▶ **Stored data**:
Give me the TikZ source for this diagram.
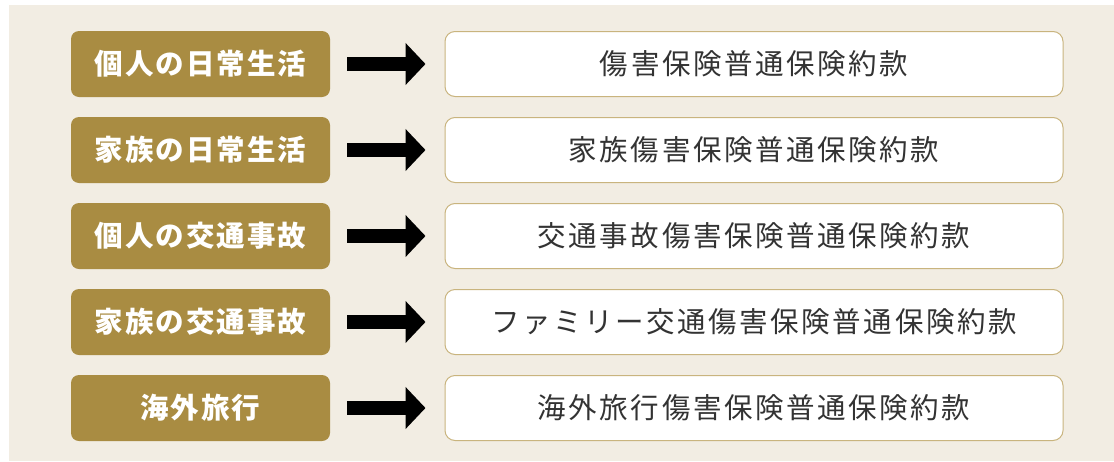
\documentclass[tikz,border=0pt]{standalone}
\usepackage{fontspec}
\setmainfont{Noto Sans CJK JP}
\newfontfamily\lfont[LetterSpace=7]{Noto Sans CJK JP}
\newfontfamily\rfont[LetterSpace=9]{Noto Sans CJK JP}
\usetikzlibrary{arrows.meta}
\definecolor{bgc}{HTML}{F2EDE3}
\definecolor{gold}{HTML}{A98C42}
\definecolor{rim}{HTML}{C9B47E}
\definecolor{txt}{HTML}{333333}
\tikzset{
  catbox/.style={fill=gold, rounded corners=8pt, minimum width=259pt, minimum height=66pt, inner sep=0pt, text=white, font=\lfont\bfseries\fontsize{28.5}{31}\selectfont},
  docbox/.style={fill=white, draw=rim, line width=1pt, rounded corners=10pt, minimum width=618pt, minimum height=65pt, inner sep=0pt, text=txt, font=\rfont\fontsize{28.5}{31}\selectfont},
  bigarrow/.style={draw=black, line width=14pt, -{Triangle[length=20pt,width=41pt]}, shorten <=17pt, shorten >=19pt}
}
\begin{document}
\begin{tikzpicture}[x=1pt,y=-1pt]
\useasboundingbox (0,0) rectangle (1114,461);
\fill[bgc] (9,5) rectangle (1114,461);
\foreach \i/\l/\r in {0/個人の日常生活/傷害保険普通保険約款,
                       1/家族の日常生活/家族傷害保険普通保険約款,
                       2/個人の交通事故/交通事故傷害保険普通保険約款,
                       3/家族の交通事故/ファミリー交通傷害保険普通保険約款,
                       4/海外旅行/海外旅行傷害保険普通保険約款}{
  \node[catbox] (L\i) at (200.5,64+86*\i) {\l};
  \node[docbox] (R\i) at (754,64+86*\i) {\r};
  \draw[bigarrow] (L\i.east) -- (R\i.west);
}
\end{tikzpicture}
\end{document}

▶ **Task to carry out**: Repeat the material above in full and exactly, omitting the pictures.

▶ **Solution to this problem**:
Give me the TikZ source for this diagram.
\documentclass[tikz,border=0pt]{standalone}
\usepackage{fontspec}
\setmainfont{Noto Sans CJK JP}
\newfontfamily\lfont[LetterSpace=7]{Noto Sans CJK JP}
\newfontfamily\rfont[LetterSpace=9]{Noto Sans CJK JP}
\usetikzlibrary{arrows.meta}
\definecolor{bgc}{HTML}{F2EDE3}
\definecolor{gold}{HTML}{A98C42}
\definecolor{rim}{HTML}{C9B47E}
\definecolor{txt}{HTML}{333333}
\tikzset{
  catbox/.style={fill=gold, rounded corners=8pt, minimum width=259pt, minimum height=66pt, inner sep=0pt, text=white, font=\lfont\bfseries\fontsize{28.5}{31}\selectfont},
  docbox/.style={fill=white, draw=rim, line width=1pt, rounded corners=10pt, minimum width=618pt, minimum height=65pt, inner sep=0pt, text=txt, font=\rfont\fontsize{28.5}{31}\selectfont},
  bigarrow/.style={draw=black, line width=14pt, -{Triangle[length=20pt,width=41pt]}, shorten <=17pt, shorten >=19pt}
}
\begin{document}
\begin{tikzpicture}[x=1pt,y=-1pt]
\useasboundingbox (0,0) rectangle (1114,461);
\fill[bgc] (9,5) rectangle (1114,461);
\foreach \i/\l/\r in {0/個人の日常生活/傷害保険普通保険約款,
                       1/家族の日常生活/家族傷害保険普通保険約款,
                       2/個人の交通事故/交通事故傷害保険普通保険約款,
                       3/家族の交通事故/ファミリー交通傷害保険普通保険約款,
                       4/海外旅行/海外旅行傷害保険普通保険約款}{
  \node[catbox] (L\i) at (200.5,64+86*\i) {\l};
  \node[docbox] (R\i) at (754,64+86*\i) {\r};
  \draw[bigarrow] (L\i.east) -- (R\i.west);
}
\end{tikzpicture}
\end{document}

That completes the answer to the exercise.